The “Conan” show cutback happened because the one-hour format was no longer viable. Or to put it another way, the old “Conan” was not drawing ratings that made an hour show airing four nights a week (Monday through Thursday) worth the money it cost to produce it.
And yet, TBS apparently likes being in business with the Team Coco brand, and somehow came up with the idea of shrinking Conan's show to a half-hour as a way of keeping their relationship going.
And Conan agreed. How easily he agreed, or whether Conan and his team fought against it, is not known. Or at the very least, a handful of stories out recently do not paint a picture of conflict arising from this half-hour plan.
In a New York Times story earlier this month, executive producer Jeff Ross said in an interview that losing the band was “painful.”That same Times story reported on how far the old “Conan” show had fallen in the ratings -- from about 1 million viewers per episode in 2011 to 300,000 when the one-hour show ended last fall.
The decrease stems from the usual suspects: Declining audiences generally for so-called linear TV, and fierce competition for viewers in late night. And parts of Conan's audience itself have evidently drifted away, and possibly elsewhere.
At age 55 (56 this coming April), O’Brien is the oldest host in late-night (although Stephen Colbert is only one year younger). But perhaps more significantly, O'Brien is by far the longest-running host in late night who is still on the air -- 25 years and four months.
Johnny Carson lasted 29 years, seven months.
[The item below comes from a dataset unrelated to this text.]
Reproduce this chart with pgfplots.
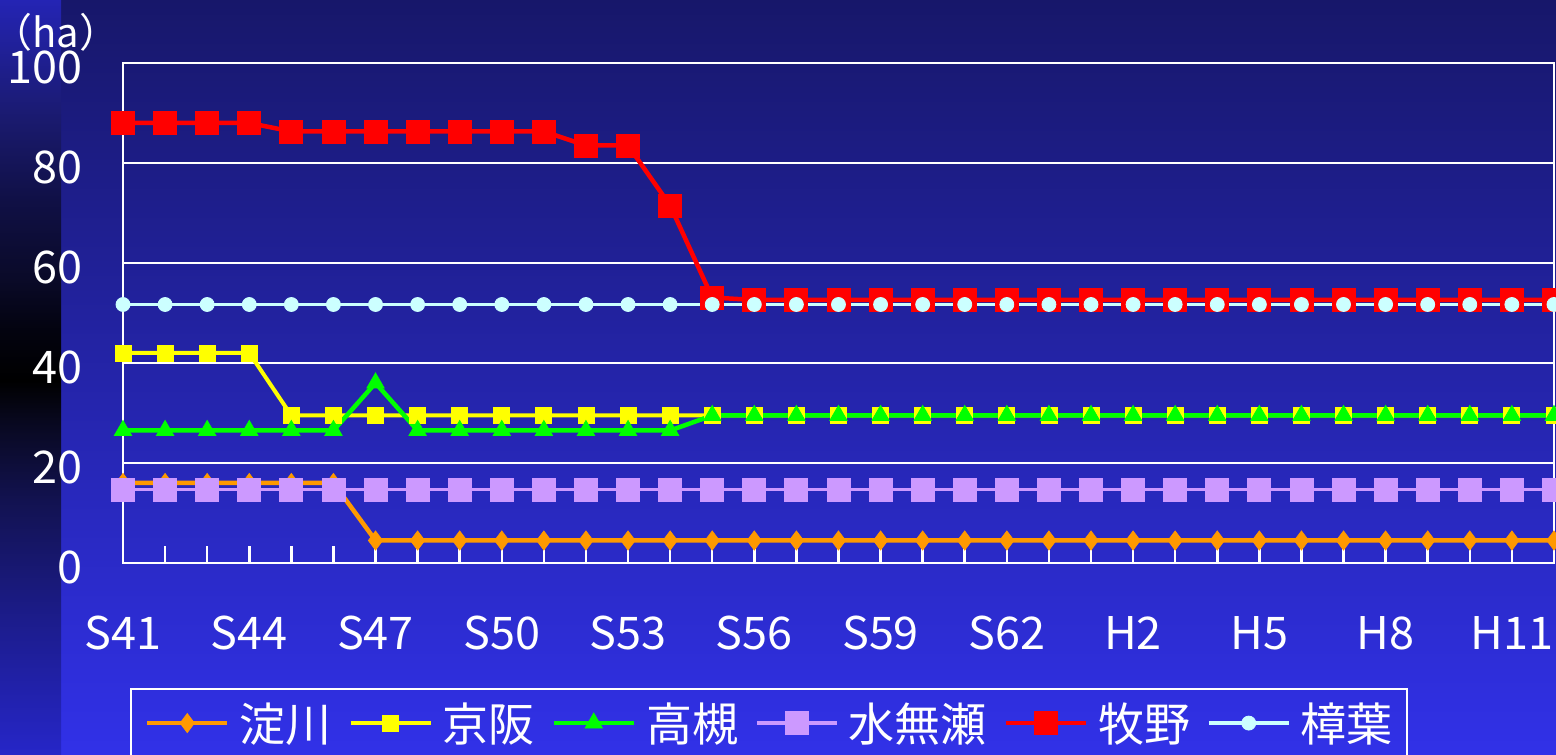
\documentclass[border=0pt]{standalone}
\usepackage{fontspec}
\setmainfont{Noto Sans CJK JP}
\usepackage{pgfplots}
\usepackage{pgfplotstable}
\pgfplotsset{compat=1.18}

\definecolor{cYodo}{RGB}{255,153,0}
\definecolor{cKeihan}{RGB}{255,255,0}
\definecolor{cTaka}{RGB}{0,255,0}
\definecolor{cMina}{RGB}{204,153,255}
\definecolor{cMaki}{RGB}{255,0,0}
\definecolor{cKuzu}{RGB}{204,255,255}
\definecolor{bgtop}{RGB}{23,23,106}
\definecolor{bgbot}{RGB}{49,49,232}

% left strip: bright at top, black around the 40 label, blue again at the bottom
\pgfdeclareverticalshading{leftstrip}{100bp}{
  rgb(0bp)=(0.149,0.149,0.784);
  rgb(25bp)=(0.149,0.149,0.784);
  rgb(33.9bp)=(0.110,0.110,0.549);
  rgb(41.9bp)=(0.071,0.071,0.314);
  rgb(47.2bp)=(0.031,0.031,0.118);
  rgb(49.8bp)=(0,0,0);
  rgb(53.1bp)=(0.012,0.012,0.059);
  rgb(56.5bp)=(0.039,0.039,0.157);
  rgb(61.8bp)=(0.063,0.063,0.275);
  rgb(67.1bp)=(0.102,0.102,0.431);
  rgb(75bp)=(0.141,0.141,0.706);
  rgb(100bp)=(0.141,0.141,0.706)}

% x: 0 = S41 ... 33 = H11, 34 = H12
\pgfplotstableread{
x  yodo keihan taka mina maki kuzu
0  16   42    26.5 14.7 88   51.7
1  16   42    26.5 14.7 88   51.7
2  16   42    26.5 14.7 88   51.7
3  16   42    26.5 14.7 88   51.7
4  16   29.5  26.5 14.7 86.3 51.7
5  16   29.5  26.5 14.7 86.3 51.7
6  4.5  29.5  36   14.7 86.3 51.7
7  4.5  29.5  26.5 14.7 86.3 51.7
8  4.5  29.5  26.5 14.7 86.3 51.7
9  4.5  29.5  26.5 14.7 86.3 51.7
10 4.5  29.5  26.5 14.7 86.3 51.7
11 4.5  29.5  26.5 14.7 83.5 51.7
12 4.5  29.5  26.5 14.7 83.5 51.7
13 4.5  29.5  26.5 14.7 71.5 51.7
14 4.5  29.5  29.5 14.7 53.1 51.7
15 4.5  29.5  29.5 14.7 52.6 51.7
16 4.5  29.5  29.5 14.7 52.6 51.7
17 4.5  29.5  29.5 14.7 52.6 51.7
18 4.5  29.5  29.5 14.7 52.6 51.7
19 4.5  29.5  29.5 14.7 52.6 51.7
20 4.5  29.5  29.5 14.7 52.6 51.7
21 4.5  29.5  29.5 14.7 52.6 51.7
22 4.5  29.5  29.5 14.7 52.6 51.7
23 4.5  29.5  29.5 14.7 52.6 51.7
24 4.5  29.5  29.5 14.7 52.6 51.7
25 4.5  29.5  29.5 14.7 52.6 51.7
26 4.5  29.5  29.5 14.7 52.6 51.7
27 4.5  29.5  29.5 14.7 52.6 51.7
28 4.5  29.5  29.5 14.7 52.6 51.7
29 4.5  29.5  29.5 14.7 52.6 51.7
30 4.5  29.5  29.5 14.7 52.6 51.7
31 4.5  29.5  29.5 14.7 52.6 51.7
32 4.5  29.5  29.5 14.7 52.6 51.7
33 4.5  29.5  29.5 14.7 52.6 51.7
34 4.5  29.5  29.5 14.7 52.6 51.7
}\areadata

\begin{document}
\begin{tikzpicture}
\useasboundingbox (0pt,0pt) rectangle (1556pt,755pt);
\clip (0pt,0pt) rectangle (1556pt,755pt);
\shade[top color=bgtop, bottom color=bgbot] (61pt,0pt) rectangle (1556pt,755pt);
\shade[shading=leftstrip] (0pt,0pt) rectangle (61pt,755pt);

\begin{axis}[
    at={(123pt,192pt)}, anchor=south west,
    scale only axis, width=1431pt, height=500pt,
    xmin=0, xmax=34, ymin=0, ymax=100,
    axis line style={white, line width=2.2pt},
    xtick={0,...,34},
    xticklabels={S41,,,S44,,,S47,,,S50,,,S53,,,S56,,,S59,,,S62,,,H2,,,H5,,,H8,,,H11,},
    ytick={0,20,...,100},
    yticklabels={0,20,40,60,80,100},
    xtick pos=lower,
    tick align=inside,
    major tick length=17pt,
    xtick style={white, line width=2.5pt},
    ytick style={draw=none},
    ymajorgrids,
    major grid style={white, line width=1.8pt},
    tick label style={white, font=\fontsize{45}{54}\selectfont},
    xticklabel style={anchor=center, yshift=-70pt},
    yticklabel style={anchor=east, inner sep=0pt, xshift=-40pt, yshift=-4pt},
    legend columns=6,
    legend cell align=left,
    legend style={at={(0.0049,-0.25)}, anchor=north west,
        draw=white, line width=2pt, fill=none, text=white,
        font=\fontsize{46}{52}\selectfont,
        inner xsep=14pt, inner ysep=14pt,
        nodes={inner xsep=0pt, inner ysep=0pt},
        column sep=10pt,
        /tikz/every even column/.append style={column sep=17pt}},
    legend image code/.code={\draw[mark repeat=2,mark phase=2,#1]
        plot coordinates {(0pt,0pt) (40pt,0pt) (80pt,0pt)};},
]
\addplot[color=cYodo, line width=4.5pt, mark=diamond*, mark size=9.5pt,
    mark options={fill=cYodo, line width=0.8pt}] table[x=x, y=yodo]{\areadata};
\addlegendentry{淀川}
\addplot[color=cKeihan, line width=4pt, mark=square*, mark size=8pt,
    mark options={fill=cKeihan, line width=0.8pt}] table[x=x, y=keihan]{\areadata};
\addlegendentry{京阪}
\addplot[color=cTaka, line width=4.5pt, mark=triangle*, mark size=10pt,
    mark options={fill=cTaka, line width=0.8pt}] table[x=x, y=taka]{\areadata};
\addlegendentry{高槻}
\addplot[color=cMina, line width=3.5pt, mark=square*, mark size=11.5pt,
    mark options={fill=cMina, line width=0.8pt}] table[x=x, y=mina]{\areadata};
\addlegendentry{水無瀬}
\addplot[color=cMaki, line width=4.5pt, mark=square*, mark size=11.5pt,
    mark options={fill=cMaki, line width=0.8pt}] table[x=x, y=maki]{\areadata};
\addlegendentry{牧野}
\addplot[color=cKuzu, line width=3.5pt, mark=*, mark size=7pt,
    mark options={fill=cKuzu, line width=0.8pt}] table[x=x, y=kuzu]{\areadata};
\addlegendentry{樟葉}
\end{axis}

\node[white, inner sep=0pt, font=\fontsize{40}{48}\selectfont] at (56pt,723pt) {（ha）};
\end{tikzpicture}
\end{document}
David Letterman stuck around for 33 years and just under four months.
Although bandleader Jimmy Vivino and company -- known as the Basic Cable Band -- didn't make the cut, the show featured music anyway -- recorded music applied in such a way that the band was not necessarily missed.
That being said, a late-night show without a band becomes something less than the late-night shows that do have bands.
And at 30 minutes, the new “Conan” represents a new experiment in traditional late-night TV -- the same old-fashioned lineup of monologue, comedy bit and then a guest segment -- but all undertaken in a brisk 21 minutes.
Maybe it will work. Richter apparently thinks it can. He told the Times: “We have been doing the same thing for 25 years. [The new show is] just us, jammed into the half-hour that was the only part of the show people really watched anyway.”